JOB: Copy the data below exactly, omitting any picture it contains.

RECORDED INFORMATION:
════════════════
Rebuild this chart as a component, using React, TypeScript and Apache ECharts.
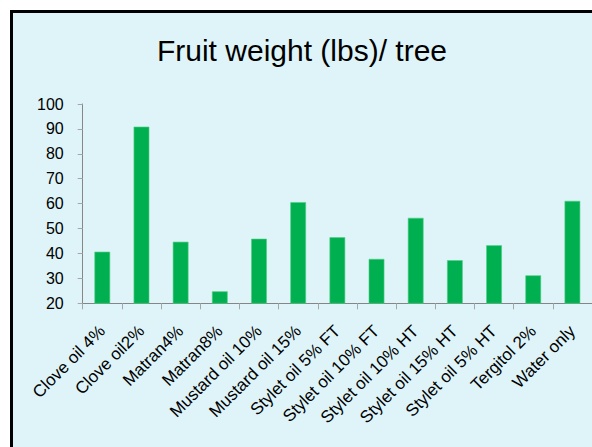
import React, { useEffect, useRef } from "react";
import * as echarts from "echarts";

const categories = [
  "Clove oil 4%",
  "Clove oil2%",
  "Matran4%",
  "Matran8%",
  "Mustard oil 10%",
  "Mustard oil 15%",
  "Stylet oil 5% FT",
  "Stylet oil 10% FT",
  "Stylet oil 10% HT",
  "Stylet oil 15% HT",
  "Stylet oil 5% HT",
  "Tergitol 2%",
  "Water only",
];
const weights = [40.7, 90.9, 44.7, 24.8, 45.9, 60.6, 46.5, 37.8, 54.3, 37.3, 43.3, 31.2, 61.1];
const titleText = "Fruit weight (lbs)/ tree";
const yMin = 20;
const yMax = 100;
const yStep = 10;

const FONT = "'Liberation Sans', Arial, sans-serif";

export default function App() {
  const ref = useRef<HTMLDivElement>(null);
  useEffect(() => {
    if (!ref.current) return;
    const chart = echarts.init(ref.current, undefined, { renderer: "svg" });
    chart.setOption({
      animation: false,
      backgroundColor: "#ffffff",
      textStyle: { fontFamily: FONT },
      graphic: [
        {
          type: "rect",
          z: -10,
          silent: true,
          shape: { x: 11.5, y: 11.5, width: 700, height: 600 },
          style: { fill: "#def4f9", stroke: "#000000", lineWidth: 3 },
        },
      ],
      title: {
        text: titleText,
        left: 297,
        textAlign: "center",
        top: 30,
        textStyle: { fontFamily: FONT, fontSize: 30, fontWeight: "normal", color: "#000000" },
      },
      grid: { left: 82.7, right: 0, top: 104, bottom: 143.7, containLabel: false },
      xAxis: {
        type: "category",
        data: categories,
        axisLine: { lineStyle: { color: "#868686", width: 1 } },
        axisTick: { show: true, length: 6, lineStyle: { color: "#a6a6a6" } },
        axisLabel: {
          interval: 0,
          rotate: 45,
          margin: 25,
          fontSize: 17,
          color: "#000000",
          fontFamily: FONT,
        },
      },
      yAxis: {
        type: "value",
        min: yMin,
        max: yMax,
        interval: yStep,
        axisLine: { show: true, lineStyle: { color: "#868686", width: 1 } },
        axisTick: { show: true, length: 5, lineStyle: { color: "#a6a6a6" } },
        splitLine: { show: false },
        axisLabel: { margin: 19, fontSize: 16, color: "#000000", fontFamily: FONT },
      },
      series: [
        {
          type: "bar",
          data: weights,
          barWidth: "40%",
          itemStyle: { color: "#00b050", borderColor: "#4fcf85", borderWidth: 0.6 },
        },
      ],
    });
    return () => chart.dispose();
  }, []);
  return (
    <div style={{ position: "absolute", left: 0, top: 0, width: 592, height: 447, background: "#fff" }}>
      <div ref={ref} style={{ width: 592, height: 447 }} />
    </div>
  );
}
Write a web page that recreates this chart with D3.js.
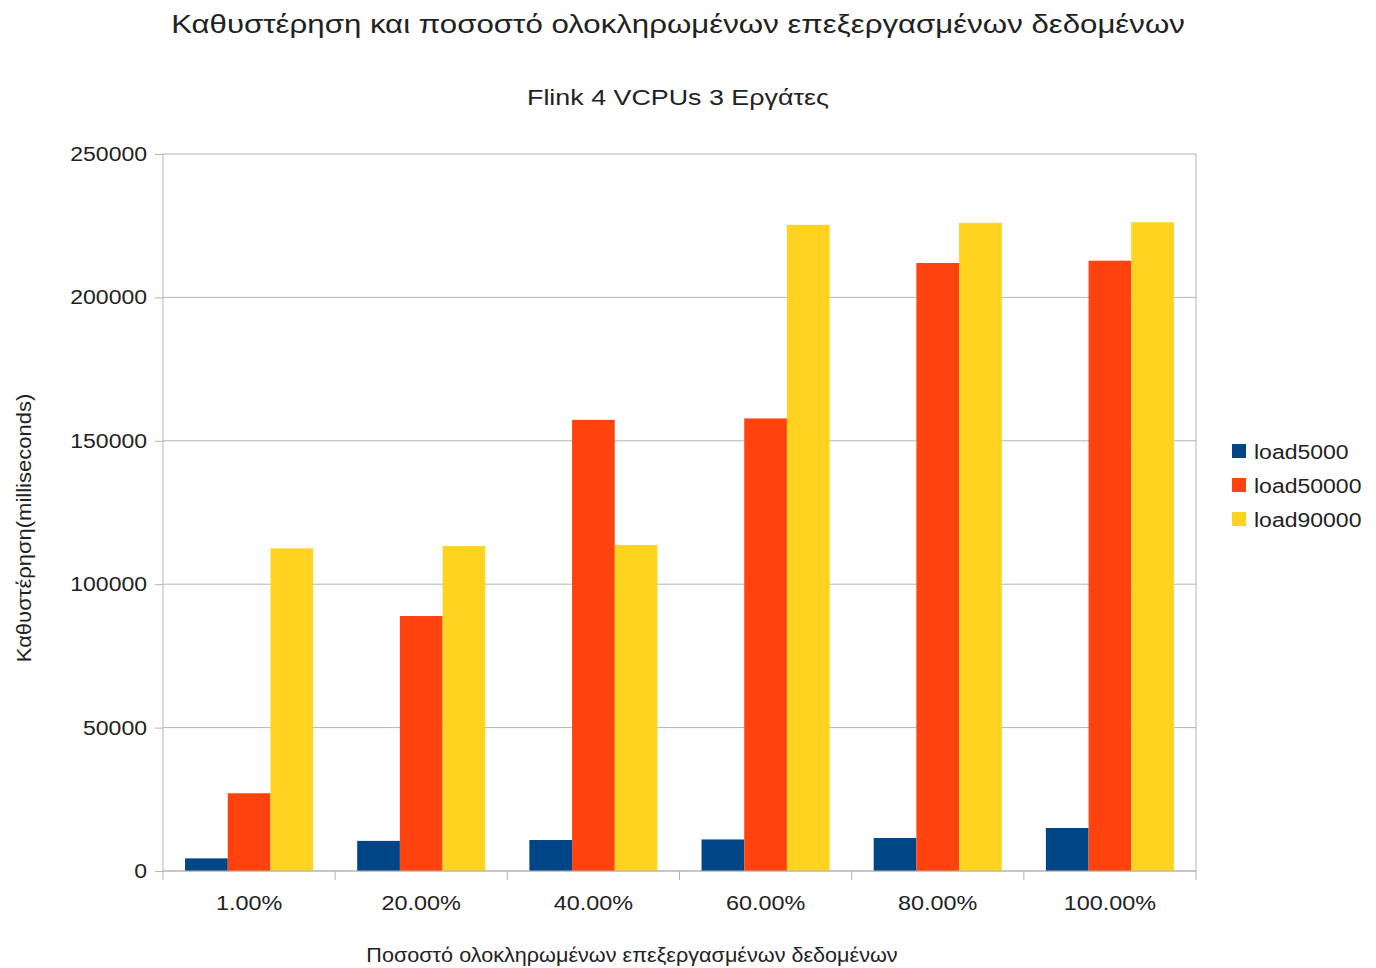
════════════════
SOLUTION TO THIS EXERCISE:
Rebuild this chart as a component, using React, TypeScript and Apache ECharts.
import React, { useEffect, useRef } from "react";
import * as echarts from "echarts";

const categories = [
  "Clove oil 4%",
  "Clove oil2%",
  "Matran4%",
  "Matran8%",
  "Mustard oil 10%",
  "Mustard oil 15%",
  "Stylet oil 5% FT",
  "Stylet oil 10% FT",
  "Stylet oil 10% HT",
  "Stylet oil 15% HT",
  "Stylet oil 5% HT",
  "Tergitol 2%",
  "Water only",
];
const weights = [40.7, 90.9, 44.7, 24.8, 45.9, 60.6, 46.5, 37.8, 54.3, 37.3, 43.3, 31.2, 61.1];
const titleText = "Fruit weight (lbs)/ tree";
const yMin = 20;
const yMax = 100;
const yStep = 10;

const FONT = "'Liberation Sans', Arial, sans-serif";

export default function App() {
  const ref = useRef<HTMLDivElement>(null);
  useEffect(() => {
    if (!ref.current) return;
    const chart = echarts.init(ref.current, undefined, { renderer: "svg" });
    chart.setOption({
      animation: false,
      backgroundColor: "#ffffff",
      textStyle: { fontFamily: FONT },
      graphic: [
        {
          type: "rect",
          z: -10,
          silent: true,
          shape: { x: 11.5, y: 11.5, width: 700, height: 600 },
          style: { fill: "#def4f9", stroke: "#000000", lineWidth: 3 },
        },
      ],
      title: {
        text: titleText,
        left: 297,
        textAlign: "center",
        top: 30,
        textStyle: { fontFamily: FONT, fontSize: 30, fontWeight: "normal", color: "#000000" },
      },
      grid: { left: 82.7, right: 0, top: 104, bottom: 143.7, containLabel: false },
      xAxis: {
        type: "category",
        data: categories,
        axisLine: { lineStyle: { color: "#868686", width: 1 } },
        axisTick: { show: true, length: 6, lineStyle: { color: "#a6a6a6" } },
        axisLabel: {
          interval: 0,
          rotate: 45,
          margin: 25,
          fontSize: 17,
          color: "#000000",
          fontFamily: FONT,
        },
      },
      yAxis: {
        type: "value",
        min: yMin,
        max: yMax,
        interval: yStep,
        axisLine: { show: true, lineStyle: { color: "#868686", width: 1 } },
        axisTick: { show: true, length: 5, lineStyle: { color: "#a6a6a6" } },
        splitLine: { show: false },
        axisLabel: { margin: 19, fontSize: 16, color: "#000000", fontFamily: FONT },
      },
      series: [
        {
          type: "bar",
          data: weights,
          barWidth: "40%",
          itemStyle: { color: "#00b050", borderColor: "#4fcf85", borderWidth: 0.6 },
        },
      ],
    });
    return () => chart.dispose();
  }, []);
  return (
    <div style={{ position: "absolute", left: 0, top: 0, width: 592, height: 447, background: "#fff" }}>
      <div ref={ref} style={{ width: 592, height: 447 }} />
    </div>
  );
}
Write a web page that recreates this chart with D3.js.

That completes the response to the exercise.